We'll import the `Trainer` class from the trainer.py file and `ViT` class from model.py file.

In [None]:
from trainer import Trainer
from model import ViT

trainer = Trainer(ViT, model_config, train_dataset, len(train_images), test_dataset, len(test_images), tconf) 

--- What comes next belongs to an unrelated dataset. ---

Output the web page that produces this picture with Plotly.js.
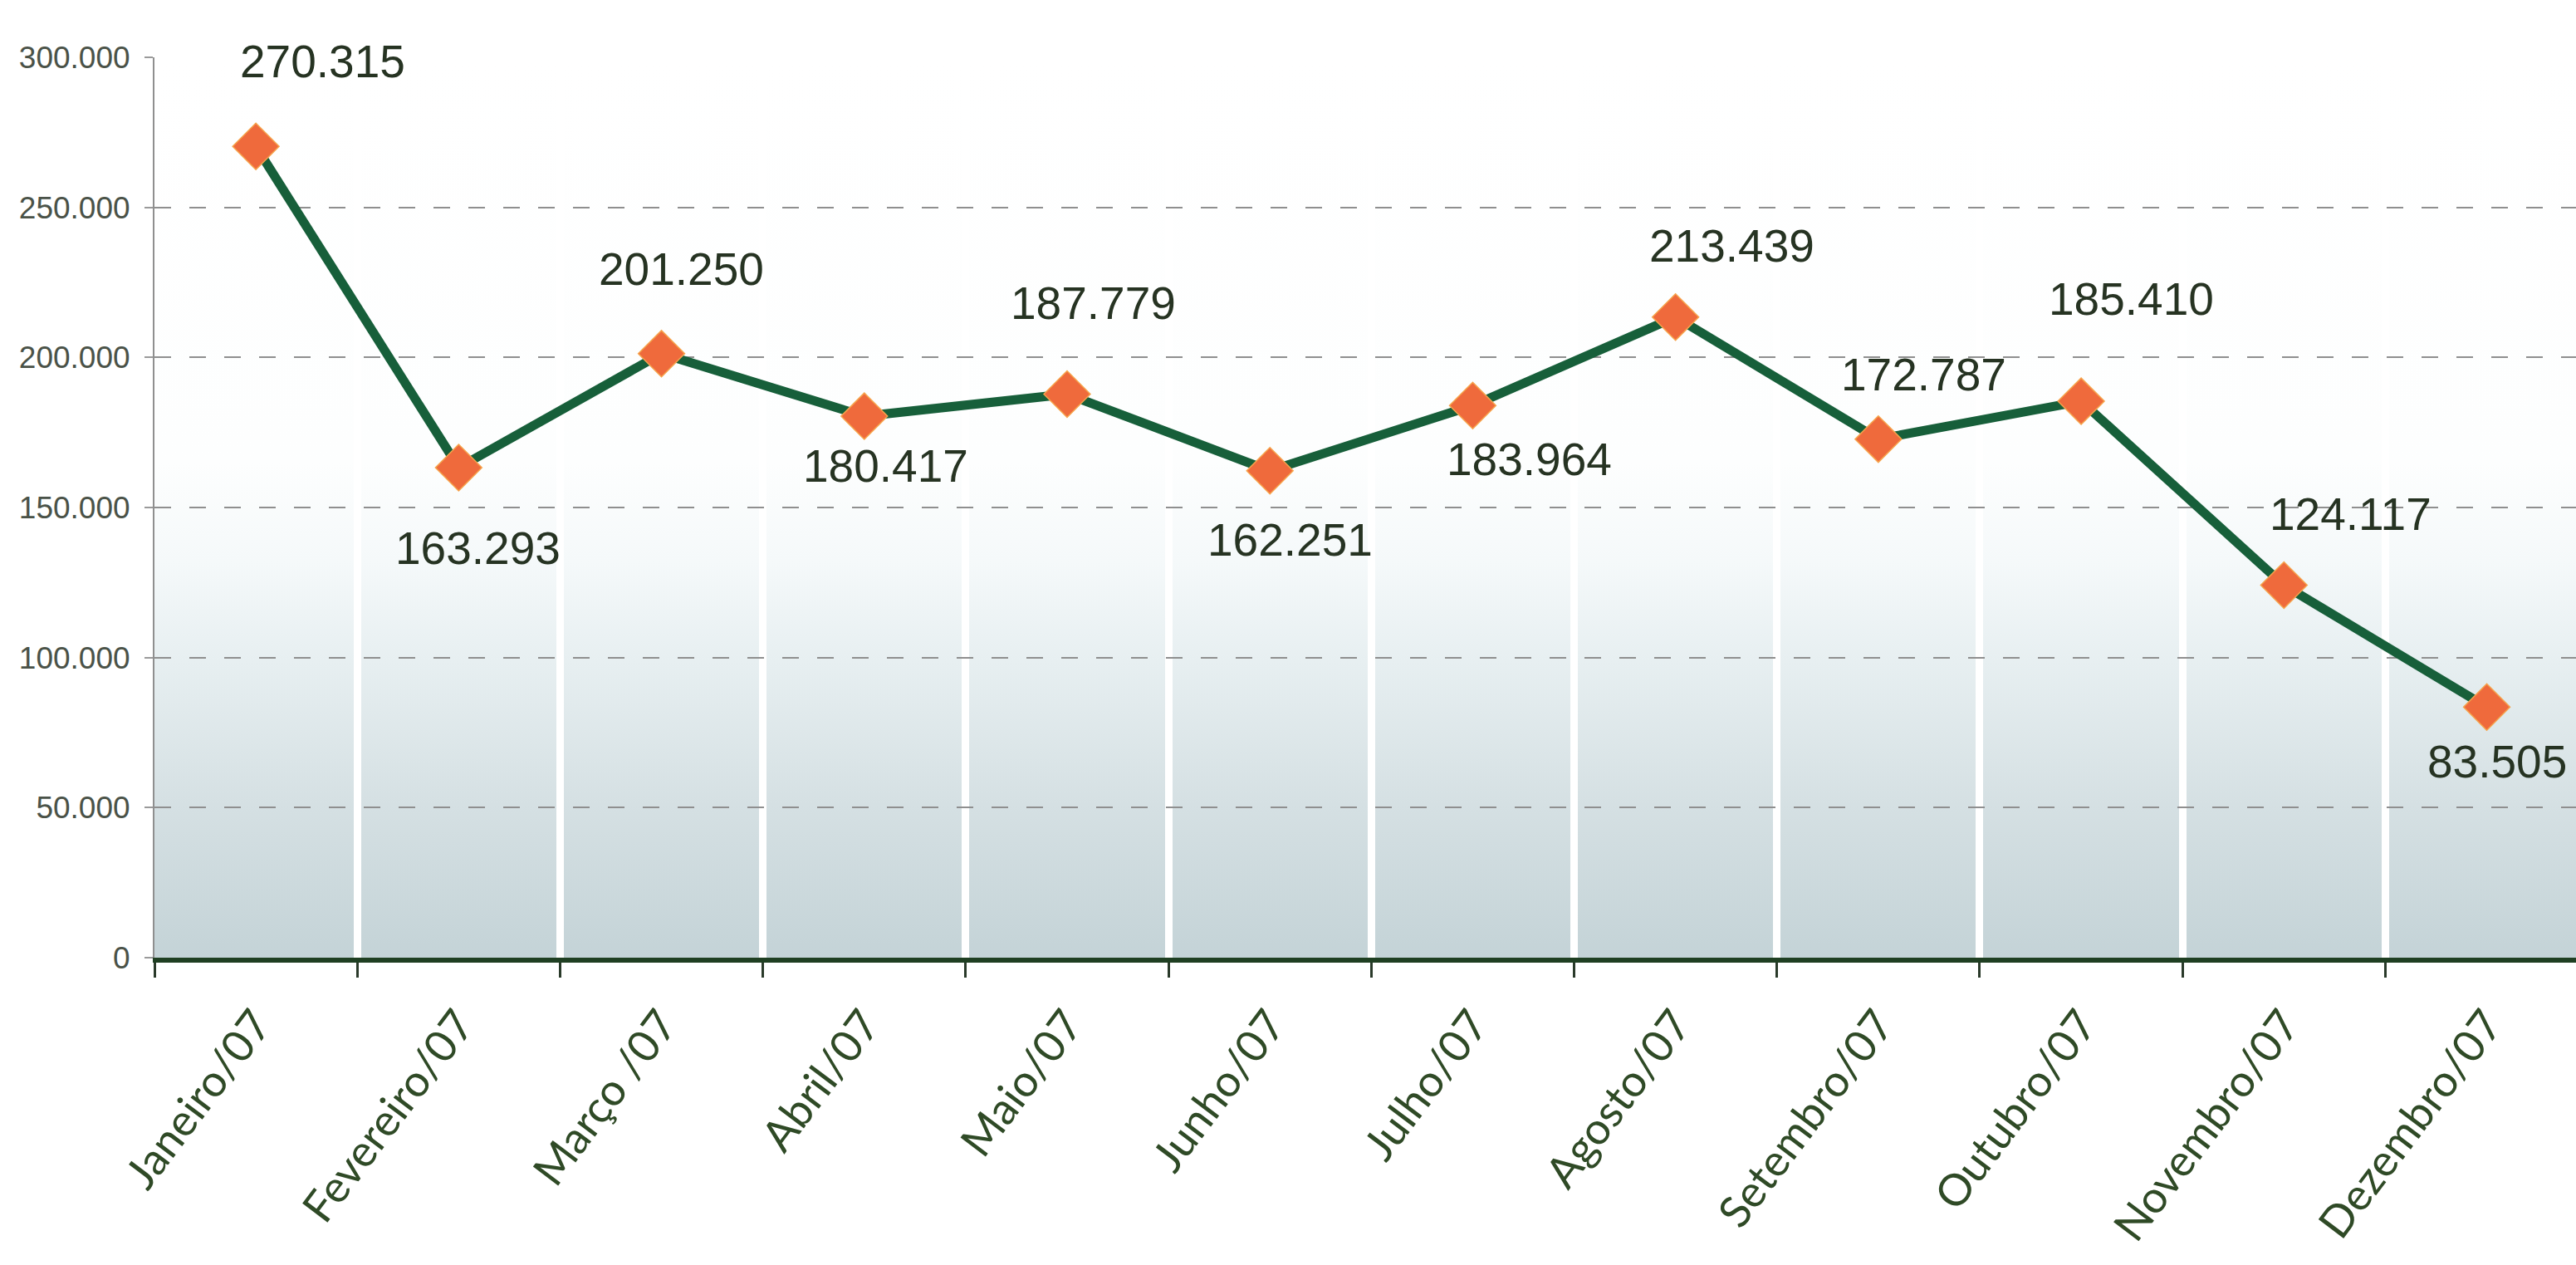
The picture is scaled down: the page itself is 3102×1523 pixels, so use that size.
<!DOCTYPE html>
<html>
<head>
<meta charset="utf-8">
<script src="https://cdn.plot.ly/plotly-3.0.1.min.js"></script>
<style>
  html, body { margin: 0; padding: 0; background: #ffffff; }
  #chart { width: 3102px; height: 1523px; }
</style>
</head>
<body>
<div id="chart"></div>
<script>
// ---- Data ----
const months = ["Janeiro/07", "Fevereiro/07", "Março /07", "Abril/07", "Maio/07", "Junho/07",
                "Julho/07", "Agosto/07", "Setembro/07", "Outubro/07", "Novembro/07", "Dezembro/07"];
const values = [270315, 163293, 201250, 180417, 187779, 162251,
                183964, 213439, 172787, 185410, 124117, 83505];
const yTickVals = [0, 50000, 100000, 150000, 200000, 250000, 300000];

// ---- Label placement (style only, pixels relative to each marker) ----
const labelDx = [80, 23, 24, 26, 32, 24, 68, 68, 55, 60, 80, 12];
const labelDy = [-102, 97, -102, 60, -109, 83, 65, -86, -78, -123, -86, 66];

function fmt(v) {
  return String(v).replace(/\B(?=(\d{3})+(?!\d))/g, ".");
}

const sans = "Liberation Sans, Arial, sans-serif";

const bgSvg = "<svg xmlns='http://www.w3.org/2000/svg' width='10' height='100' preserveAspectRatio='none'>" +
  "<defs><linearGradient id='g' x1='0' y1='0' x2='0' y2='1'>" +
  "<stop offset='0' stop-color='#ffffff'/>" +
  "<stop offset='0.45' stop-color='#fdfefe'/>" +
  "<stop offset='0.56' stop-color='#f5f9fa'/>" +
  "<stop offset='0.67' stop-color='#e7eff1'/>" +
  "<stop offset='0.83' stop-color='#d5e0e3'/>" +
  "<stop offset='1' stop-color='#c4d3d7'/>" +
  "</linearGradient></defs><rect width='10' height='100' fill='url(#g)'/></svg>";

const trace = {
  type: "scatter",
  mode: "lines+markers",
  x: months,
  y: values,
  line: { color: "#175f3a", width: 11 },
  marker: { symbol: "diamond", size: 43, color: "#ef6a3c",
            line: { color: "#f6a44c", width: 1.5 } },
  hoverinfo: "x+y",
  cliponaxis: false
};

const annotations = months.map((m, i) => ({
  x: m, y: values[i], xref: "x", yref: "y",
  text: fmt(values[i]),
  showarrow: false,
  xanchor: "center", yanchor: "middle",
  xshift: labelDx[i], yshift: -labelDy[i],
  font: { family: sans, size: 55, color: "#263322" }
}));

const layout = {
  width: 3102, height: 1523,
  margin: { l: 186, r: 0, t: 69, b: 370, pad: 0 },
  paper_bgcolor: "#ffffff",
  plot_bgcolor: "rgba(0,0,0,0)",
  separators: ",.",
  showlegend: false,
  images: [{
    source: "data:image/svg+xml;charset=utf-8," + encodeURIComponent(bgSvg),
    xref: "paper", yref: "paper", x: 0, y: 1, sizex: 1, sizey: 1,
    xanchor: "left", yanchor: "top", sizing: "stretch", layer: "below"
  }],
  xaxis: {
    type: "category",
    categoryorder: "array", categoryarray: months,
    range: [-0.5, 11.44],
    tickson: "boundaries",
    ticks: "outside", ticklen: 18, tickwidth: 3, tickcolor: "#2a3a2a",
    showline: true, linecolor: "#1f3f22", linewidth: 6,
    showgrid: true, gridcolor: "#ffffff", gridwidth: 9,
    tickangle: -53,
    ticklabelstandoff: 22,
    tickfont: { family: "Lato, Open Sans, sans-serif", size: 53, color: "#2f4a26" },
    fixedrange: true
  },
  yaxis: {
    range: [0, 300000],
    tickmode: "array", tickvals: yTickVals,
    tickformat: ",d",
    ticks: "outside", ticklen: 10, tickwidth: 2, tickcolor: "#9a9a9a",
    showline: true, linecolor: "#8f8f8f", linewidth: 2,
    showgrid: true, gridcolor: "#8f8f8f", gridwidth: 2, griddash: "20px,22px",
    zeroline: false,
    ticklabelstandoff: 10,
    tickfont: { family: sans, size: 37, color: "#4a5248" },
    fixedrange: true
  },
  annotations: annotations
};

Plotly.newPlot("chart", [trace], layout, { displayModeBar: false, staticPlot: true });
</script>
</body>
</html>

Finally, we'll train our CIFAR10 dataset, the performance is below average. The main purpose of the notebook is to demonstrate how to use Vision Transformers using Tensorflow 2.0, the authors of the [paper](https://arxiv.org/abs/2006.03677) have achieved SOTA performace with this amazing technique.

In [None]:
trainer.train() 

Epoch 1-> Train Loss 1.78300. Train Accuracy 0.34862
Epoch 1-> Test Loss 1.54439. Test Accuracy 0.43700
Epoch 2-> Train Loss 1.50706. Train Accuracy 0.45196
Epoch 2-> Test Loss 1.44042. Test Accuracy 0.47530
Epoch 3-> Train Loss 1.41017. Train Accuracy 0.48946
Epoch 3-> Test Loss 1.40274. Test Accuracy 0.49240
Epoch 4-> Train Loss 1.34558. Train Accuracy 0.51278
Epoch 4-> Test Loss 1.38715. Test Accuracy 0.49490
Epoch 5-> Train Loss 1.29309. Train Accuracy 0.53382
Epoch 5-> Test Loss 1.39821. Test Accuracy 0.49330
Epoch 6-> Train Loss 1.25046. Train Accuracy 0.54902
Epoch 6-> Test Loss 1.37738. Test Accuracy 0.50480
Epoch 7-> Train Loss 1.21084. Train Accuracy 0.56498
Epoch 7-> Test Loss 1.36944. Test Accuracy 0.50970
Epoch 8-> Train Loss 1.18018. Train Accuracy 0.57266
Epoch 8-> Test Loss 1.36997. Test Accuracy 0.51350
Epoch 9-> Train Loss 1.15001. Train Accuracy 0.58420
Epoch 9-> Test Loss 1.38436. Test Accuracy 0.51770
Epoch 10-> Train Loss 1.11912. Train Accuracy 0.59814
Epoch 10->